Patent Analysis and Reporting – How to make your client Delighted?

Most of the times after receiving the patent analysis report by the vendors, companies or decision makers ask a question:

"Very nice, now what I do with it?"

It is very essential to avoid these type of questions from the clients in service industry and we have to understand, why does this response happens? Usually, it happens because the analysis involved in the patent analysis and mapping does not really understand the end objective of the client.

Thus it is very essential, prior to commencing any search or analysis, the analyst or searcher must clearly understand the objectives and needs of the clients. Nest question comes is How do you know, what the objective is? First, you ask. Then, like a skilled salesperson, you go a level deeper. You ask about the objective behind that stated objective, or perhaps even the objective behind that, until you understand. Sometimes in spite of clear objectives there happen mistakes in the analysis. To avoid this the analyst have to use intelligently the tools or techniques along with most important his own analytics skills and judgment.

An analyst should know the subject matter in details. He should seek to understand the technology, the analysis process and the objective of the clients.

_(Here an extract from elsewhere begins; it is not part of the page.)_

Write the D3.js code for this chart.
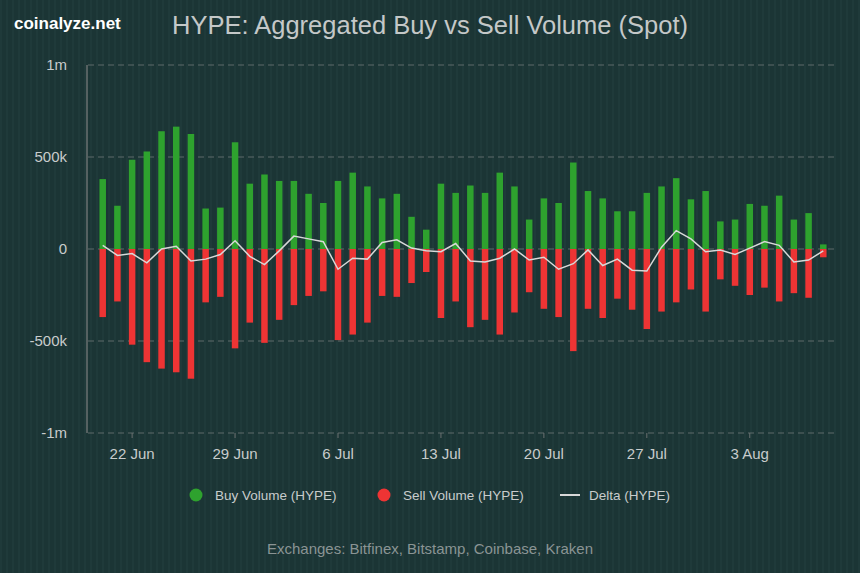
<!DOCTYPE html><html><head><meta charset="utf-8"><script src="https://cdn.jsdelivr.net/npm/d3@7"></script>
<style>body{margin:0;background:#1a3433;}svg{display:block}</style></head><body><svg id="c" width="860" height="573"></svg>
<script>
const startDate = "2025-06-20";
const buy = [380,235,485,530,640,665,625,220,225,580,355,405,370,370,300,250,370,415,340,275,300,175,105,355,305,345,305,415,340,160,275,250,470,315,275,205,205,305,340,385,270,315,150,160,245,235,290,160,195,25];
const sell = [-370,-285,-520,-615,-650,-670,-705,-290,-260,-540,-400,-510,-385,-305,-255,-230,-495,-465,-400,-255,-260,-185,-125,-375,-285,-425,-385,-465,-345,-235,-325,-370,-555,-325,-375,-270,-330,-435,-340,-290,-220,-340,-165,-200,-250,-210,-285,-240,-265,-45];
const delta = [20,-35,-25,-75,0,15,-65,-55,-30,45,-40,-85,-10,70,55,40,-110,-50,-55,35,50,5,-10,-15,30,-65,-70,-50,0,-60,-45,-110,-80,-5,-90,-55,-115,-120,10,100,55,-15,-5,-30,5,40,20,-70,-60,-10];
const yTicks = [1000,500,0,-500,-1000];
const yLabels = ["1m","500k","0","-500k","-1m"];
const xTickDates = ["2025-06-22","2025-06-29","2025-07-06","2025-07-13","2025-07-20","2025-07-27","2025-08-03"];
const xTickLabels = ["22 Jun","29 Jun","6 Jul","13 Jul","20 Jul","27 Jul","3 Aug"];

const svg = d3.select("#c");
const defs = svg.append("defs");
const p = defs.append("pattern").attr("id","st").attr("width",6).attr("height",6).attr("patternUnits","userSpaceOnUse");
p.append("rect").attr("width",6).attr("height",6).attr("fill","#1b3535");
p.append("rect").attr("width",2).attr("height",6).attr("fill","#1f3a3a");
svg.append("rect").attr("width",860).attr("height",573).attr("fill","url(#st)");

const parse = d3.utcParse("%Y-%m-%d");
const d0 = parse(startDate);
const dates = buy.map((_,i)=>d3.utcDay.offset(d0,i));
const x = d3.scaleUtc().domain([d3.utcDay.offset(d0,-0.9), d3.utcDay.offset(d0,50.3)]).range([88,838]);
const y = d3.scaleLinear().domain([-1000,1000]).range([433,65]);
const bw = 6.5;
const F = "Liberation Sans, Arial";

const g = svg.append("g");
yTicks.forEach((t,i)=>{
  g.append("line").attr("x1",88).attr("x2",838).attr("y1",y(t)).attr("y2",y(t))
   .attr("stroke","#5f6a6a").attr("stroke-width",1.2).attr("stroke-dasharray","6,4");
  g.append("text").attr("x",67).attr("y",y(t)+5).attr("text-anchor","end").attr("fill","#c8cccc")
   .attr("font-family",F).attr("font-size",15).text(yLabels[i]);
});
g.append("line").attr("x1",87).attr("x2",87).attr("y1",65).attr("y2",433).attr("stroke","#6a7070").attr("stroke-width",1.5);

g.selectAll(".b").data(buy).join("rect").attr("x",(d,i)=>x(dates[i])-bw/2).attr("width",bw)
 .attr("y",d=>y(d)).attr("height",d=>y(0)-y(d)).attr("fill","#2ea22e");
g.selectAll(".s").data(sell).join("rect").attr("x",(d,i)=>x(dates[i])-bw/2).attr("width",bw)
 .attr("y",y(0)).attr("height",d=>y(d)-y(0)).attr("fill","#ee3434");
g.append("path").datum(delta).attr("fill","none").attr("stroke","#d8d8d8").attr("stroke-width",1.5)
 .attr("d",d3.line().x((d,i)=>x(dates[i])).y(d=>y(d)));

xTickDates.forEach((s,i)=>{
  const xx = x(parse(s));
  g.append("line").attr("x1",xx).attr("x2",xx).attr("y1",433).attr("y2",438).attr("stroke","#6a7070");
  g.append("text").attr("x",xx).attr("y",459).attr("text-anchor","middle").attr("fill","#c8cccc")
   .attr("font-family",F).attr("font-size",15).text(xTickLabels[i]);
});

svg.append("text").attr("x",430).attr("y",34).attr("text-anchor","middle").attr("fill","#c4c8c8")
 .attr("font-family",F).attr("font-size",25.5).text("HYPE: Aggregated Buy vs Sell Volume (Spot)");
svg.append("text").attr("x",14).attr("y",29).attr("fill","#ffffff").attr("font-weight","bold")
 .attr("font-family",F).attr("font-size",17).text("coinalyze.net");

const leg = [["Buy Volume (HYPE)","#2ea22e",196,"c"],["Sell Volume (HYPE)","#ee3434",384,"c"],["Delta (HYPE)","#d8d8d8",570,"l"]];
leg.forEach(l=>{
  if(l[3]==="c") svg.append("circle").attr("cx",l[2]).attr("cy",495).attr("r",6.5).attr("fill",l[1]);
  else svg.append("line").attr("x1",l[2]-10).attr("x2",l[2]+10).attr("y1",495).attr("y2",495).attr("stroke",l[1]).attr("stroke-width",2);
  svg.append("text").attr("x",l[2]+19).attr("y",500).attr("fill","#c8cccc")
   .attr("font-family",F).attr("font-size",13.5).text(l[0]);
});
svg.append("text").attr("x",430).attr("y",554).attr("text-anchor","middle").attr("fill","#8a9494")
 .attr("font-family",F).attr("font-size",15).text("Exchanges: Bitfinex, Bitstamp, Coinbase, Kraken");
</script></body></html>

After analysis comes the reporting which includes text, charts, graphs and tables. All these elements need to have a purpose. Sometimes patent analysis fails, even when the analyst has captured good data, rests with how the analyst process that data, text, charts, graphs and tables must support the client objectives.

Most of the patent analyst reports display the quantitative approach and includes the counts of patents based on either bibliographic information or technical elements obtained during analysis and further representation of those counts in the form of various text, charts, graphs and tables along with a brief writing about the patterns evident form those charts, graphs and tables based on quantitative assessment. This is the major reason, why a patent analysis report fails to meet the end objective of the client. Since the perception that a company X has a more number of patent counts as compared to other, does not mean that company X is a competitor or a leader. There are lots of other associated factors, which most of the ties we neglect. Analyst must have to use the qualitative approach along with the quantitative.

Patent categorization is very crucial in terms of quality results. It should be in a way to represents apples to apples, not apples to oranges. Sub-categorize to make the results even clearer, so that red apples are measured against red apples and green against green. Especially in case of companies landscaping or assessment, you need to analyze all patents in in-details. As patents is like a single chapter of a book and a complete picture will only comes when you read the whole book.

In my opinion Patent Searching by David Hunt, Long Nguyen and Matthew Rodgers is must for a patent analyst. Just read and understand it fully, I am sure; one could learn a lot and contribute to end results and make their clients delighted.